(Records for processing)
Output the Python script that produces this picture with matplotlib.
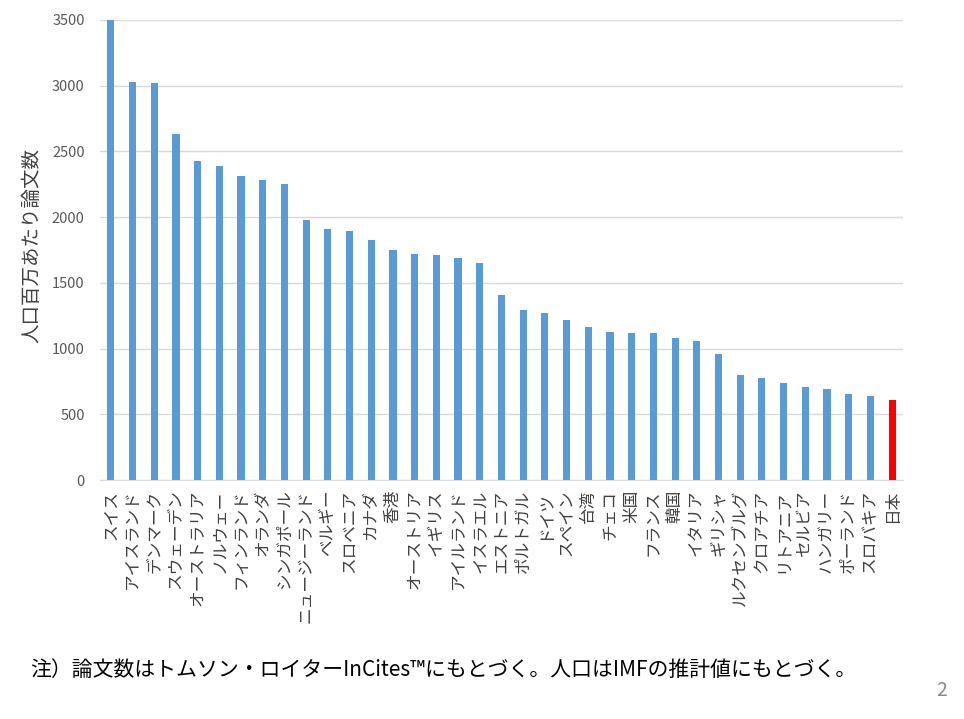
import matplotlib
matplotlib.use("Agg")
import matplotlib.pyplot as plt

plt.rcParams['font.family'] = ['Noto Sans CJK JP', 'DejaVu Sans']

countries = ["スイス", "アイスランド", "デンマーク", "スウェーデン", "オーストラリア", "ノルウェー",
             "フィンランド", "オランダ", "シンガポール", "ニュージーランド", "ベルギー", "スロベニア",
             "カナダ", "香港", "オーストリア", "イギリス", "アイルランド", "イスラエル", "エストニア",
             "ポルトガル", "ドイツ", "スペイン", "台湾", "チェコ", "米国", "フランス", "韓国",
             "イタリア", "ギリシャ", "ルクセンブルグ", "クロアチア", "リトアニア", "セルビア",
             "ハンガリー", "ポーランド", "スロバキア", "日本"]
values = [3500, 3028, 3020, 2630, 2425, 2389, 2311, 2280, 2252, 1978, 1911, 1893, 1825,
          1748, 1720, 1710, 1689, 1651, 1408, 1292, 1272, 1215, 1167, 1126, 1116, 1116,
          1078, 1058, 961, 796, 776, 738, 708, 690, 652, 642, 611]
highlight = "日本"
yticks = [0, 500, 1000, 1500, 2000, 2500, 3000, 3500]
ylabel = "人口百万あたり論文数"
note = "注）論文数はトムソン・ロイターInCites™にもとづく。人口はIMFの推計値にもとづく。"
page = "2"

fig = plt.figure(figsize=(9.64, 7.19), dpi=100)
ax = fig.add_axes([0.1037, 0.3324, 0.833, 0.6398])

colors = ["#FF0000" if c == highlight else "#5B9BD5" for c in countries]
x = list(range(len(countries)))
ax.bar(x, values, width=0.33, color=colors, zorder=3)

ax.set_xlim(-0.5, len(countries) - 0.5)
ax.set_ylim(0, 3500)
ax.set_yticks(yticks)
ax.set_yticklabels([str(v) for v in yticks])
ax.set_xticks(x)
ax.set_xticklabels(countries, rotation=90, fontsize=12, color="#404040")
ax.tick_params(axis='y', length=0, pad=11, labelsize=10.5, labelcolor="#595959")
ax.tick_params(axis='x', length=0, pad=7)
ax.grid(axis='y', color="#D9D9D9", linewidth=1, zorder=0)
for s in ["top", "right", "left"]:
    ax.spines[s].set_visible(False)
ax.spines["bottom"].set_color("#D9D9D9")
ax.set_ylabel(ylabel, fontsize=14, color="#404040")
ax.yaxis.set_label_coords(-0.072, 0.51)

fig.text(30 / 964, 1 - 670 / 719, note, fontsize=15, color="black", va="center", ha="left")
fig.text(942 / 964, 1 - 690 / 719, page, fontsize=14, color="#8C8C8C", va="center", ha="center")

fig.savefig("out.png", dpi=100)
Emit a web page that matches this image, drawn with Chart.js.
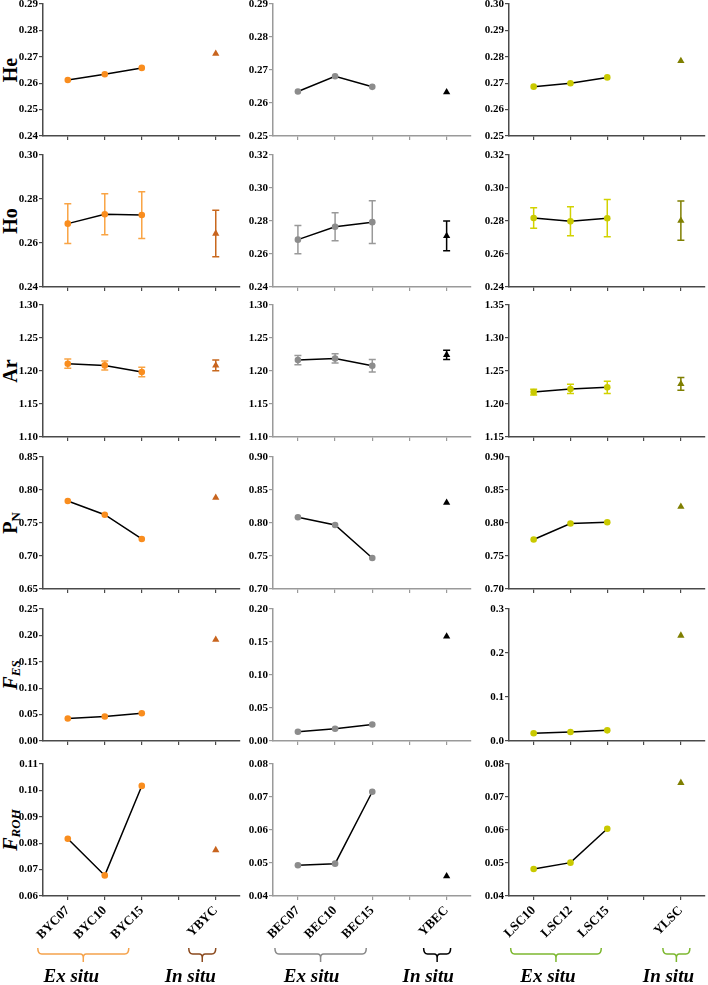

(Aim)
Write out all the entries again, word for word, and print no images.

(Exercise output)
Output the Python script that produces this picture with matplotlib.
import matplotlib
matplotlib.use("Agg")
import matplotlib.pyplot as plt

plt.rcParams['font.family'] = ['Noto Sans CJK JP', 'DejaVu Sans']

countries = ["スイス", "アイスランド", "デンマーク", "スウェーデン", "オーストラリア", "ノルウェー",
             "フィンランド", "オランダ", "シンガポール", "ニュージーランド", "ベルギー", "スロベニア",
             "カナダ", "香港", "オーストリア", "イギリス", "アイルランド", "イスラエル", "エストニア",
             "ポルトガル", "ドイツ", "スペイン", "台湾", "チェコ", "米国", "フランス", "韓国",
             "イタリア", "ギリシャ", "ルクセンブルグ", "クロアチア", "リトアニア", "セルビア",
             "ハンガリー", "ポーランド", "スロバキア", "日本"]
values = [3500, 3028, 3020, 2630, 2425, 2389, 2311, 2280, 2252, 1978, 1911, 1893, 1825,
          1748, 1720, 1710, 1689, 1651, 1408, 1292, 1272, 1215, 1167, 1126, 1116, 1116,
          1078, 1058, 961, 796, 776, 738, 708, 690, 652, 642, 611]
highlight = "日本"
yticks = [0, 500, 1000, 1500, 2000, 2500, 3000, 3500]
ylabel = "人口百万あたり論文数"
note = "注）論文数はトムソン・ロイターInCites™にもとづく。人口はIMFの推計値にもとづく。"
page = "2"

fig = plt.figure(figsize=(9.64, 7.19), dpi=100)
ax = fig.add_axes([0.1037, 0.3324, 0.833, 0.6398])

colors = ["#FF0000" if c == highlight else "#5B9BD5" for c in countries]
x = list(range(len(countries)))
ax.bar(x, values, width=0.33, color=colors, zorder=3)

ax.set_xlim(-0.5, len(countries) - 0.5)
ax.set_ylim(0, 3500)
ax.set_yticks(yticks)
ax.set_yticklabels([str(v) for v in yticks])
ax.set_xticks(x)
ax.set_xticklabels(countries, rotation=90, fontsize=12, color="#404040")
ax.tick_params(axis='y', length=0, pad=11, labelsize=10.5, labelcolor="#595959")
ax.tick_params(axis='x', length=0, pad=7)
ax.grid(axis='y', color="#D9D9D9", linewidth=1, zorder=0)
for s in ["top", "right", "left"]:
    ax.spines[s].set_visible(False)
ax.spines["bottom"].set_color("#D9D9D9")
ax.set_ylabel(ylabel, fontsize=14, color="#404040")
ax.yaxis.set_label_coords(-0.072, 0.51)

fig.text(30 / 964, 1 - 670 / 719, note, fontsize=15, color="black", va="center", ha="left")
fig.text(942 / 964, 1 - 690 / 719, page, fontsize=14, color="#8C8C8C", va="center", ha="center")

fig.savefig("out.png", dpi=100)
Emit a web page that matches this image, drawn with Chart.js.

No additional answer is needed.